Die Europapokal-Nächte im Borussia-Park haben etwas Magisches
„Man lernt auch was aus der Qualität des Gegners“, sagte Borussias Trainer André Schubert. Er war entsprechend „enttäuscht über das Ergebnis, erfreut über die Leistung“. Für die Gladbacher ist die Champions League so etwas wie eine gut bezahlte Fortbildungsmaßnahme. Sie sind nicht so vermessen zu glauben, dass sie Teams wie Juventus, City oder Barça mal eben an die Wand spielen, „aber mit einer unglaublichen Moral und unserer Qualität können wir ihnen gefährlich werden“, sagte Sportdirektor Eberl. „Bisher belohnen wir uns noch zu wenig mit Punkten. Da fehlt vielleicht das letzte Quäntchen Qualität.“
Einstweilen können sie sich in Mönchengladbach mit solchen Erlebnissen noch arrangieren, auch wenn sie sich zu wiederholen scheinen.

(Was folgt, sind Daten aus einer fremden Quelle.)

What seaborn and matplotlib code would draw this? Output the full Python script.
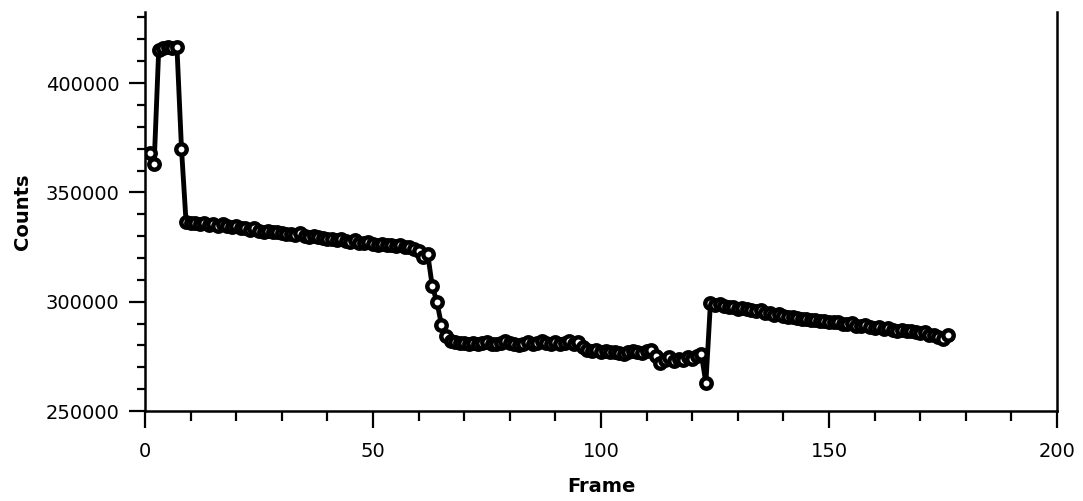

Niemand hat vergessen, dass es vor fünf Jahren noch gegen Bochum um den Verbleib in der Bundesliga und nicht gegen Barcelona um das Überwintern im Europapokal ging. Die Nächte im Borussia-Park haben etwas Magisches, Reisen ins Ausland sind für die Fans immer noch große Abenteuer. Patrick Herrmann, der 2010 aus dem eigenen Nachwuchs den Sprung zu den Profis geschafft hat, schien immer noch beseelt, dass er das Logo des FC Barcelona auf der Anzeigetafel gesehen hatte. „Das war eines der schönsten Spiele, die ich im Borussia-Park verfolgen durfte“, sagte er.
Der Spielplan hält für die Gladbacher nun das größtmögliche Kontrastprogramm bereit. Am Sonntag treten sie beim FC Schalke an, der noch ohne jeden Punkt Tabellenletzter ist. „Das ist eine echt komplizierte Situation, , die wir zu meistern haben“, sagte Eberl. Aber es sind solche Spiele in der Liga, die letztlich darüber entscheiden, ob die Gladbacher ihre Lernfortschritte auch in der kommenden Saison wieder auf höchstem Niveau präsentieren dürfen.